Among the dramatically designed Hindu caves, cave 15, known as the Dasavatara cave, depicts all the Ten Avataras or the ten incarnations of Lord Vishnu in the top floor. It also has a beautiful sculpture of Lord Shiva as the Dancing Nataraja, the cosmic dancer. The entrance of the cave 21, otherwise known as Rameswara, features elegantly carved gigantic and voluptuous sculptures of goddesses Ganga and Yamuna on each side, which emphasizes their significance and importance in Indian culture. Said to be the oldest of the Hindu caves, the cave is decorated with several beautiful reliefs depicting the story of goddess Parvati's pursuit of Lord Shiva in her Tapasya or deep meditation. Cave 29 is one of the earliest excavations in Ellora and one among the largest. Also known as Dhumar Lena, it is equipped with three entrances with lion sculptures on either side of each entrance. The panels at the main entrance depict Ravana, the King of Lanka, shaking the Kailash Mountain, the abode of Lord Shiva. The panels at the southeast entrance exhibits the celestial marriage between Lord Shiva and Parvati and another one depicts Shiva and Parvati playing dice.
However, Ellora is famous for its cave 16, which is also known and renowned as Kailash Temple. It is considered as one of the most miraculous human creations in the world for its enormous size, beautiful structure, wonderful architecture and the unique way of construction. The huge temple is noted for its vertical excavation. It is not built, but cut and carved out of a huge and gigantic monolith. Maintaining the beauty of architectural planning, the hard rock was directly cut from the top to the base of the temple. In the process, an unbelievable quantity of about 400,000 tons of rock is carved out in a period of 20 years for completion of the temple. The Kailash temple is the largest monolithic human built structure of the world and is double the size of the Parthenon in Athens.

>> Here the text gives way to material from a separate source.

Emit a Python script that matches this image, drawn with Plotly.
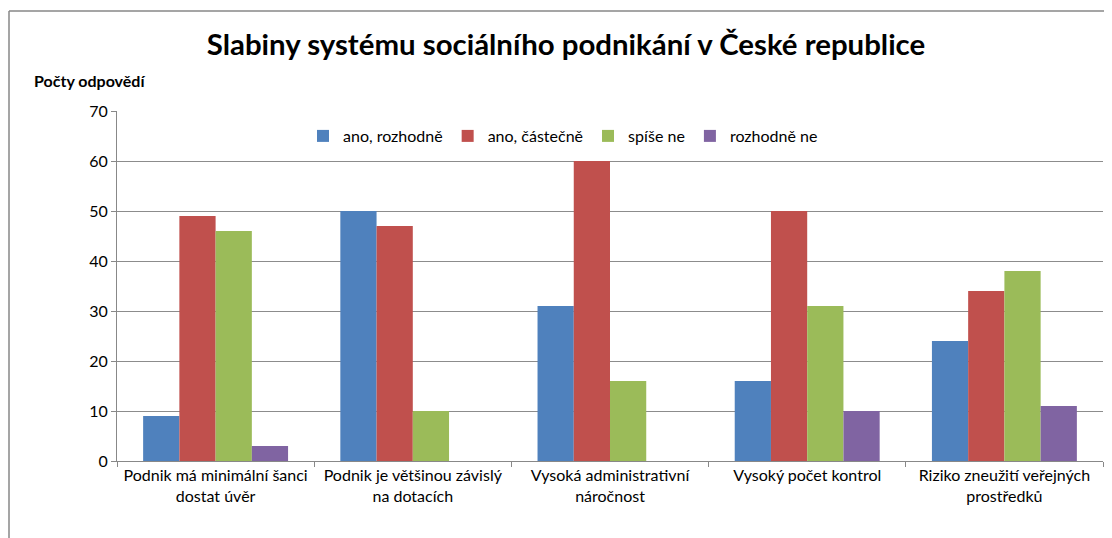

According to the scholars, the Kailash Temple was built during the reign of King Krishna I of the Rashtrakuta dynasty in 757 to 783 AD. The 98 feet tall temple is 164 feet deep and 109 feet wide, while the rear wall of its courtyard is 100 feet tall. The temple has the largest cantilevered rock ceiling in the world and apart from the secret passageways, it is well equipped with a good drainage system, connecting bridges and all carved out of this one single rock. The wonderful Kailash Temple is rightly considered as the jewel in the crown of Ellora.
Unlike the magnificent caves of Ajanta, Ellora Caves were never abandoned and forgotten for centuries. Throughout the history, they were admired and cared by people. It is one of the most popular tourist attractions in Maharashtra state and one of the older UNESCO World Heritage monuments.